Paying homage to Spencer Tracey and Audrey Hepburn's Adam's Rib, Daniel Rafferty (Brosnan) and Audrey Miller (Moore) are prominent matrimonial attorneys within New York City's legal community. Their personalities in and out of the courtroom couldn't be more different. While Miller looks and reads like a Harvard law text, Rafferty comes across as a drooling, overbearing dog with a dangling leash. We get the idea that at some point someone must have guided this guy into acquiring a law degree-since then he has been left to roam the streets of life. Had I not seen Brosnan in Evelyn (a better marriage-gone-wrong flic), I wouldn't have been able to imagine the ex-007 in this role.
Their professional meetings have sparked the early beginnings of a love-hate relationship, in a classic case of magnetic opposition. Yet even after a drunken night of passion, no love is lost when the pair engage in a new divorce battle.
Initially Serena (Parker Posey), the wife of rock star Thorne Jamison (Michael Sheen), approaches Miller to initiate divorce proceedings. However, the woman jumps ship and decides Rafferty's bulldozer persona is more likely to win her case. So Miller goes on the offensive by approaching Jamison in a press of fans. Informing the pompous rocker that Serena is looking to ditch the marriage, she convinces him to enlist her legal services.
The setup pits the sexes, the lawyers, and their personalities against each other. The hope is to coax a few laughs and some sentimental tears from the audience before the gavel drops. Perhaps that would have been possible if I had believed Miller was a woman worth wooing. Instead, the effort Rafferty exerts keeps bringing me back to the dog analogy-it seems the more she metaphorically hits him with a rolled-up newspaper, the greater his love for her becomes. I'm always happy to see an element of forgiveness in a movie, but this guy needs to recognize this is not a bone worth fighting for.

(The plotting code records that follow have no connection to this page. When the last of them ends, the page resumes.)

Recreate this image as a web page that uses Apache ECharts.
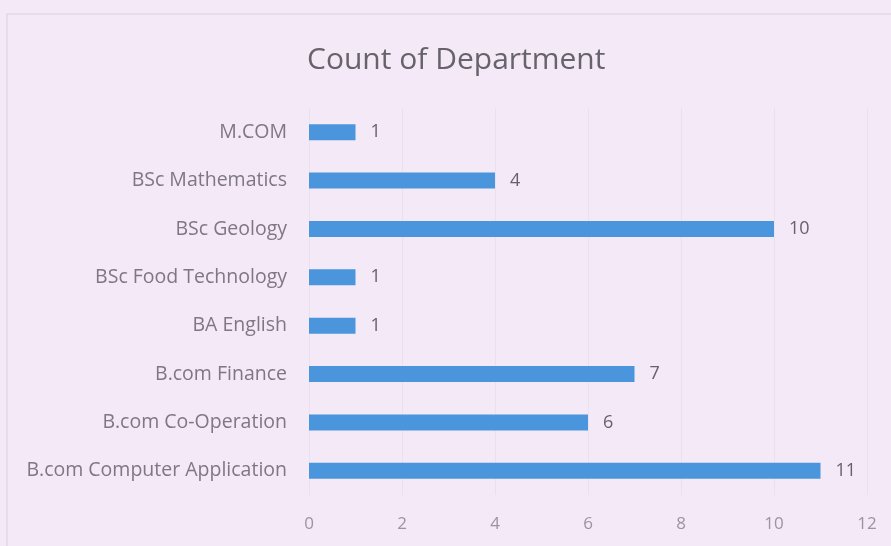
<!DOCTYPE html>
<html>
<head>
<meta charset="utf-8">
<script src="https://cdn.jsdelivr.net/npm/echarts@6/dist/echarts.min.js"></script>
<style>
  html, body { margin: 0; padding: 0; background: #f4e9f6; }
  #chart { width: 891px; height: 546px; }
</style>
</head>
<body>
<div id="chart"></div>
<script>
// departments, bottom to top as ECharts lays out a category y axis
const departments = [
  "B.com Computer Application",
  "B.com Co-Operation",
  "B.com Finance",
  "BA English",
  "BSc Food Technology",
  "BSc Geology",
  "BSc Mathematics",
  "M.COM",
];
const counts = [11, 6, 7, 1, 1, 10, 4, 1];

const chart = echarts.init(document.getElementById("chart"));
chart.setOption({
  backgroundColor: "#f4e9f6",
  textStyle: { fontFamily: "Open Sans" },
  title: {
    text: "Count of Department",
    left: 302,
    top: 40,
    textStyle: { fontSize: 30, fontWeight: "normal", color: "#67636b", fontFamily: "Open Sans" },
  },
  graphic: [
    {
      type: "rect",
      shape: { x: 7, y: 14, width: 900, height: 560 },
      style: { fill: "none", stroke: "#e3d7e6", lineWidth: 1.5 },
      silent: true,
    },
  ],
  grid: { left: 309, right: 24, top: 108, bottom: 51 },
  xAxis: {
    type: "value",
    min: 0,
    max: 12,
    interval: 2,
    axisLine: { show: false },
    axisTick: { show: false },
    axisLabel: { color: "#9a959f", fontSize: 17, margin: 21 },
    splitLine: { lineStyle: { color: "#ebe1ee", width: 1 } },
  },
  yAxis: {
    type: "category",
    data: departments,
    axisLine: { show: false },
    axisTick: { show: false },
    axisLabel: { color: "#7d7883", fontSize: 19.5, margin: 22 },
  },
  series: [
    {
      type: "bar",
      data: counts,
      barWidth: 16,
      itemStyle: { color: "#4b95dc" },
      label: {
        show: true,
        position: "right",
        distance: 15,
        color: "#66626a",
        fontSize: 18,
      },
    },
  ],
});
</script>
</body>
</html>
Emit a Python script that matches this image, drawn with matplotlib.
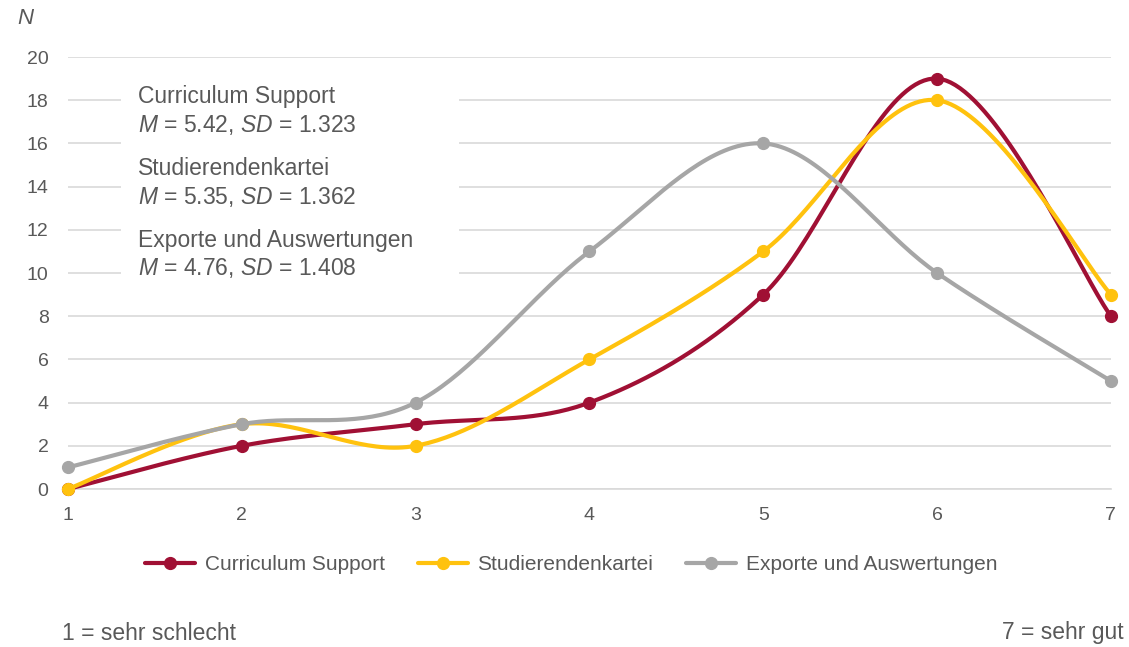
import numpy as np
import matplotlib

matplotlib.use("Agg")
import matplotlib.pyplot as plt
from matplotlib.patches import Rectangle

# data
ratings = [1, 2, 3, 4, 5, 6, 7]
curriculum = [0, 2, 3, 4, 9, 19, 8]
kartei = [0, 3, 2, 6, 11, 18, 9]
exporte = [1, 3, 4, 11, 16, 10, 5]
series_names = ["Curriculum Support", "Studierendenkartei", "Exporte und Auswertungen"]
stats = ["$M$ = 5.42, $SD$ = 1.323", "$M$ = 5.35, $SD$ = 1.362", "$M$ = 4.76, $SD$ = 1.408"]
y_ticks = [0, 2, 4, 6, 8, 10, 12, 14, 16, 18, 20]

colors = ["#A01034", "#FFC20E", "#A6A6A6"]
text_color = "#595959"
grid_color = "#D9D9D9"


def smooth(xs, ys, n=40):
    # Catmull-Rom style bezier, like Excel's smoothed lines
    p = np.column_stack([xs, ys]).astype(float)
    p_ext = np.vstack([p[0], p, p[-1]])
    out = []
    marks = []
    count = 0
    for i in range(len(p) - 1):
        p0, p1, p2, p3 = p_ext[i], p_ext[i + 1], p_ext[i + 2], p_ext[i + 3]
        c1 = p1 + (p2 - p0) / 6.0
        c2 = p2 - (p3 - p1) / 6.0
        t = np.linspace(0, 1, n, endpoint=False)[:, None]
        seg = ((1 - t) ** 3) * p1 + 3 * ((1 - t) ** 2) * t * c1 + 3 * (1 - t) * t ** 2 * c2 + t ** 3 * p2
        marks.append(count)
        count += len(seg)
        out.append(seg)
    out.append(p[-1][None, :])
    marks.append(count)
    pts = np.vstack(out)
    return pts[:, 0], pts[:, 1], marks


plt.rcParams["font.family"] = ["Liberation Sans", "DejaVu Sans"]
plt.rcParams["mathtext.fontset"] = "custom"
plt.rcParams["mathtext.rm"] = "Liberation Sans"
plt.rcParams["mathtext.it"] = "Liberation Sans:italic"

fig = plt.figure(figsize=(11.29, 6.47), dpi=100)
ax = fig.add_axes([0.0602, 0.2442, 0.9238, 0.6677])

for data, name, col in zip([curriculum, kartei, exporte], series_names, colors):
    sx, sy, marks = smooth(ratings, data)
    ax.plot(sx, sy, color=col, lw=3, marker="o", markersize=8.5,
            markevery=marks, label=name, solid_capstyle="round", zorder=3,
            clip_on=False)

ax.set_xlim(1, 7)
ax.set_ylim(0, 20)
ax.set_yticks(y_ticks)
ax.set_xticks(ratings)
ax.yaxis.grid(True, color=grid_color, lw=1.2, zorder=0)
ax.set_axisbelow(True)
for side in ["top", "right", "left"]:
    ax.spines[side].set_visible(False)
ax.spines["bottom"].set_color(grid_color)
ax.spines["bottom"].set_linewidth(1.2)
ax.tick_params(axis="both", length=0, labelsize=14, colors=text_color)
ax.tick_params(axis="y", pad=14)
ax.tick_params(axis="x", pad=13)

# white box behind the stats text
ax.add_patch(Rectangle((0.051, 0.44), 0.324, 0.52, transform=ax.transAxes,
                       facecolor="white", edgecolor="none", zorder=1))

W, H = 1129.0, 647.0
y_px = [96, 125, 168, 197, 240, 268]
for i in range(3):
    fig.text(138 / W, 1 - y_px[2 * i] / H, series_names[i], fontsize=16.5,
             color=text_color, va="center", ha="left")
    fig.text(138 / W, 1 - y_px[2 * i + 1] / H, stats[i], fontsize=16.5,
             color=text_color, va="center", ha="left")

fig.text(17 / W, 1 - 18 / H, "N", fontsize=16, style="italic", color=text_color,
         va="center", ha="left")

fig.legend(loc="center", bbox_to_anchor=(0.506, 1 - 565 / H), ncol=3, frameon=False,
           fontsize=15, handlelength=2.4, handletextpad=0.45, columnspacing=1.6,
           labelcolor=text_color)

fig.text(62 / W, 1 - 633 / H, "1 = sehr schlecht", fontsize=16.5, color=text_color,
         va="center", ha="left")
fig.text(1124 / W, 1 - 633 / H, "7 = sehr gut", fontsize=16.5, color=text_color,
         va="center", ha="right")

fig.savefig("out.png", dpi=100)
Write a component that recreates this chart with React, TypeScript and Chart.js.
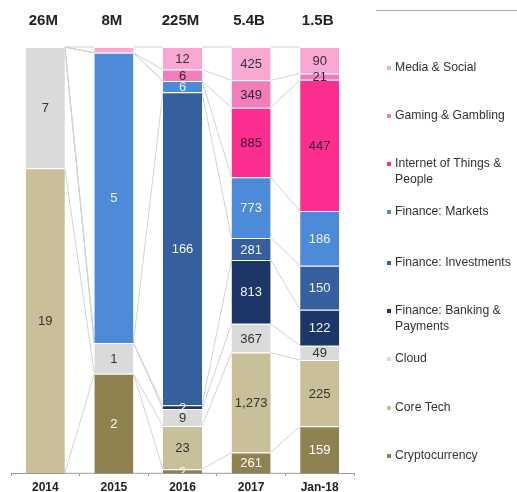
import React, { useEffect, useRef } from "react";
import { Chart, registerables } from "chart.js";

Chart.register(...registerables);

// Categories and headline totals
const categories = ["2014", "2015", "2016", "2017", "Jan-18"];
const totalLabels = ["26M", "8M", "225M", "5.4B", "1.5B"];

// Series values ($M), bottom of stack to top
const cryptocurrency = [0, 1.86, 2, 261, 159];
const coreTech = [18.6, 0, 23, 1273, 225];
const cloud = [7.4, 0.58, 9, 367, 49];
const financeBanking = [0, 0, 2, 813, 122];
const financeInvestments = [0, 0, 166, 281, 150];
const financeMarkets = [0, 5.44, 6, 773, 186];
const internetOfThings = [0, 0, 0, 885, 447];
const gamingGambling = [0, 0, 6, 349, 21];
const mediaSocial = [0, 0.11, 12, 425, 90];

const seriesNames = [
  "Cryptocurrency",
  "Core Tech",
  "Cloud",
  "Finance: Banking & Payments",
  "Finance: Investments",
  "Finance: Markets",
  "Internet of Things & People",
  "Gaming & Gambling",
  "Media & Social",
];
const seriesValues = [
  cryptocurrency,
  coreTech,
  cloud,
  financeBanking,
  financeInvestments,
  financeMarkets,
  internetOfThings,
  gamingGambling,
  mediaSocial,
];
const seriesColors = [
  "#8E8350",
  "#C9BF98",
  "#DADADA",
  "#1C3667",
  "#365F9D",
  "#4D8BD8",
  "#FB2E8F",
  "#F27DBB",
  "#F8A8D2",
];
const labelColors = [
  "#FFFFFF",
  "#333333",
  "#333333",
  "#F2F4F8",
  "#F2F4F8",
  "#EEF3FA",
  "#3A1A2C",
  "#3A2030",
  "#333333",
];

// Legend (top to bottom), with text lines
const legendLines = [
  ["Media & Social"],
  ["Gaming & Gambling"],
  ["Internet of Things &", "People"],
  ["Finance: Markets"],
  ["Finance: Investments"],
  ["Finance: Banking &", "Payments"],
  ["Cloud"],
  ["Core Tech"],
  ["Cryptocurrency"],
];
const legendSeriesIndex = [8, 7, 6, 5, 4, 3, 2, 1, 0];
const legendRowY = [68, 116, 164, 212, 263, 311, 359, 408, 456];

const BAR_PCT = 0.57;

const columnTotals = categories.map((_, i) =>
  seriesValues.reduce((s, arr) => s + arr[i], 0)
);
const seriesPct = seriesValues.map((arr) =>
  arr.map((v, i) => (v > 0 ? (v / columnTotals[i]) * 100 : null))
);

const connectorPlugin = {
  id: "connectors",
  beforeDatasetsDraw(chart: any) {
    const { ctx, scales } = chart;
    const xs = scales.x;
    const ys = scales.y;
    const hw = ((xs.getPixelForValue(1) - xs.getPixelForValue(0)) * BAR_PCT) / 2;
    const cum = categories.map((_, i) => {
      const out = [0];
      let s = 0;
      seriesPct.forEach((arr) => {
        s += arr[i] || 0;
        out.push(s);
      });
      return out;
    });
    ctx.save();
    ctx.strokeStyle = "#D2D2D2";
    ctx.lineWidth = 1;
    for (let i = 0; i < categories.length - 1; i++) {
      const x1 = xs.getPixelForValue(i) + hw;
      const x2 = xs.getPixelForValue(i + 1) - hw;
      for (let k = 0; k < cum[i].length; k++) {
        ctx.beginPath();
        ctx.moveTo(x1, ys.getPixelForValue(cum[i][k]));
        ctx.lineTo(x2, ys.getPixelForValue(cum[i + 1][k]));
        ctx.stroke();
      }
    }
    ctx.restore();
  },
};

const labelPlugin = {
  id: "segLabels",
  afterDatasetsDraw(chart: any) {
    const { ctx, chartArea } = chart;
    ctx.save();
    ctx.beginPath();
    ctx.rect(chartArea.left, chartArea.top, chartArea.right - chartArea.left, chartArea.bottom - chartArea.top);
    ctx.clip();
    ctx.font = "13px 'Liberation Sans', Arial, sans-serif";
    ctx.textAlign = "center";
    ctx.textBaseline = "middle";
    seriesValues.forEach((arr, d) => {
      const meta = chart.getDatasetMeta(d);
      arr.forEach((v, i) => {
        const r = Math.round(v);
        if (r <= 0) return;
        const el: any = meta.data[i];
        if (!el) return;
        const y = (el.y + el.base) / 2;
        ctx.fillStyle = labelColors[d];
        ctx.fillText(r.toLocaleString("en-US"), el.x, y + 1);
      });
    });
    ctx.restore();

    // headline totals
    const xs = chart.scales.x;
    ctx.save();
    ctx.font = "bold 15px 'Liberation Sans', Arial, sans-serif";
    ctx.fillStyle = "#222222";
    ctx.textAlign = "center";
    ctx.textBaseline = "middle";
    totalLabels.forEach((t, i) => {
      ctx.fillText(t, xs.getPixelForValue(i) - 2, 21);
    });
    ctx.restore();
  },
};

const legendPlugin = {
  id: "sideLegend",
  afterDraw(chart: any) {
    const { ctx } = chart;
    ctx.save();
    ctx.strokeStyle = "#AAAAAA";
    ctx.lineWidth = 1;
    ctx.beginPath();
    ctx.moveTo(376, 10.5);
    ctx.lineTo(517, 10.5);
    ctx.stroke();
    ctx.font = "12.2px 'Liberation Sans', Arial, sans-serif";
    ctx.textBaseline = "middle";
    ctx.textAlign = "left";
    legendLines.forEach((lines, r) => {
      const y = legendRowY[r];
      ctx.fillStyle = seriesColors[legendSeriesIndex[r]];
      ctx.fillRect(387, y - 2, 4, 4);
      ctx.fillStyle = "#333333";
      lines.forEach((ln, j) => {
        ctx.fillText(ln, 395, y + j * 16);
      });
    });
    ctx.restore();
  },
};

export default function App() {
  const ref = useRef<HTMLCanvasElement | null>(null);
  useEffect(() => {
    if (!ref.current) return;
    const chart = new Chart(ref.current, {
      type: "bar",
      data: {
        labels: categories,
        datasets: seriesNames.map((name, d) => ({
          label: name,
          data: seriesPct[d] as any,
          backgroundColor: seriesColors[d],
          borderColor: "#FFFFFF",
          borderWidth: { top: 1, left: 0, right: 0, bottom: 0 } as any,
          borderSkipped: false as any,
          barPercentage: BAR_PCT,
          categoryPercentage: 1,
        })),
      },
      options: {
        animation: false,
        responsive: false,
        maintainAspectRatio: false,
        layout: { padding: { left: 11, right: 163, top: 47, bottom: 0 } },
        plugins: {
          legend: { display: false },
          tooltip: { enabled: false },
        },
        scales: {
          x: {
            stacked: true,
            offset: true,
            grid: {
              display: true,
              drawOnChartArea: false,
              drawTicks: true,
              tickLength: 3,
              offset: true,
              color: "#999999",
            },
            border: { display: true, color: "#999999" },
            ticks: {
              color: "#222222",
              padding: 4,
              font: { family: "'Liberation Sans', Arial, sans-serif", size: 12, weight: "bold" },
            },
            afterFit: (scale: any) => {
              scale.height = 19;
            },
          },
          y: {
            stacked: true,
            display: false,
            min: 0,
            max: 100,
          },
        },
      },
      plugins: [connectorPlugin, labelPlugin, legendPlugin],
    });
    return () => chart.destroy();
  }, []);
  return (
    <div style={{ position: "absolute", left: 0, top: 0, width: 517, height: 492, background: "#fff" }}>
      <canvas ref={ref} width={517} height={492} style={{ width: 517, height: 492 }} />
    </div>
  );
}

Perhaps the real reason Rafferty finds himself in such precarious situations is due to his heavy drinking habits, which lead to him making life-changing decisions while drunk. The couple's first sexual union occurs under such circumstances, as does their inadvertent tying of the knot. In the end, the movie's feeble attempt to promote the joy of marriage is marred with casual sexual attitudes, innuendo, and rude sexually oriented terms, leaving little here to attract families to this comedy romance.